INFORMATION PROVIDED:
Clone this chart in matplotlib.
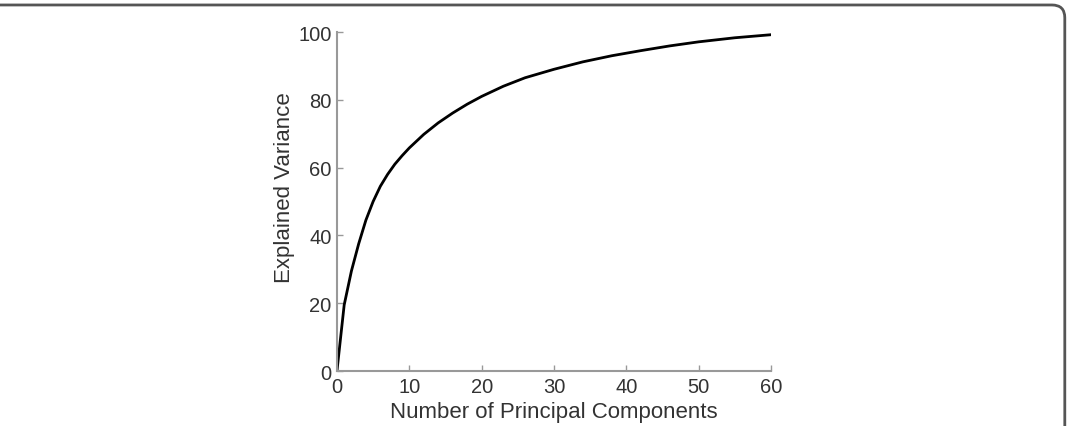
import matplotlib
matplotlib.use("Agg")
import matplotlib.pyplot as plt
from matplotlib.patches import FancyBboxPatch

components = [0, 1, 2, 3, 4, 5, 6, 7, 8, 9, 10, 12, 14, 16, 18, 20, 23, 26, 30, 34, 38, 42, 46, 50, 55, 60]
explained = [0, 19.5, 29.5, 37.5, 44.5, 50, 54.5, 58, 61, 63.5, 65.8, 69.8, 73.2, 76.1, 78.7, 81, 84, 86.5,
             89, 91.2, 93, 94.5, 95.9, 97.1, 98.3, 99.2]
xticks = [0, 10, 20, 30, 40, 50, 60]
yticks = [0, 20, 40, 60, 80, 100]

plt.rcParams["font.family"] = ["Liberation Sans", "DejaVu Sans"]

fig = plt.figure(figsize=(10.68, 4.27), dpi=100)
ax = fig.add_axes([0.3155, 0.1288, 0.4064, 0.7939])

ax.plot(components, explained, color="black", lw=2)

ax.set_xlim(0, 60)
ax.set_ylim(0, 100)
ax.set_xticks(xticks)
ax.set_yticks(yticks)
for s in ["top", "right"]:
    ax.spines[s].set_visible(False)
for s in ["left", "bottom"]:
    ax.spines[s].set_color("#999999")
    ax.spines[s].set_linewidth(1.5)
ax.tick_params(direction="in", length=4, width=1, color="#999999",
               labelsize=14.5, labelcolor="#333333", pad=4)
ax.set_xlabel("Number of Principal Components", fontsize=16, color="#333333", labelpad=4)
ax.set_ylabel("Explained Variance", fontsize=16, color="#333333", labelpad=2)
ax.yaxis.label.set_y(0.545)

frame = FancyBboxPatch((-0.05, -0.1), 1.047, 1.086, boxstyle="round,pad=0,rounding_size=0.012",
                       transform=fig.transFigure, fill=False, edgecolor="#555555", lw=2,
                       mutation_aspect=2.5)
fig.patches.append(frame)

fig.savefig("out.png", dpi=100)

YOUR OBJECTIVE:
Looking at the material above, count the lines containing the string "matplotlib" and reply with the count alone.

OUTPUT OF THE EXERCISE:
5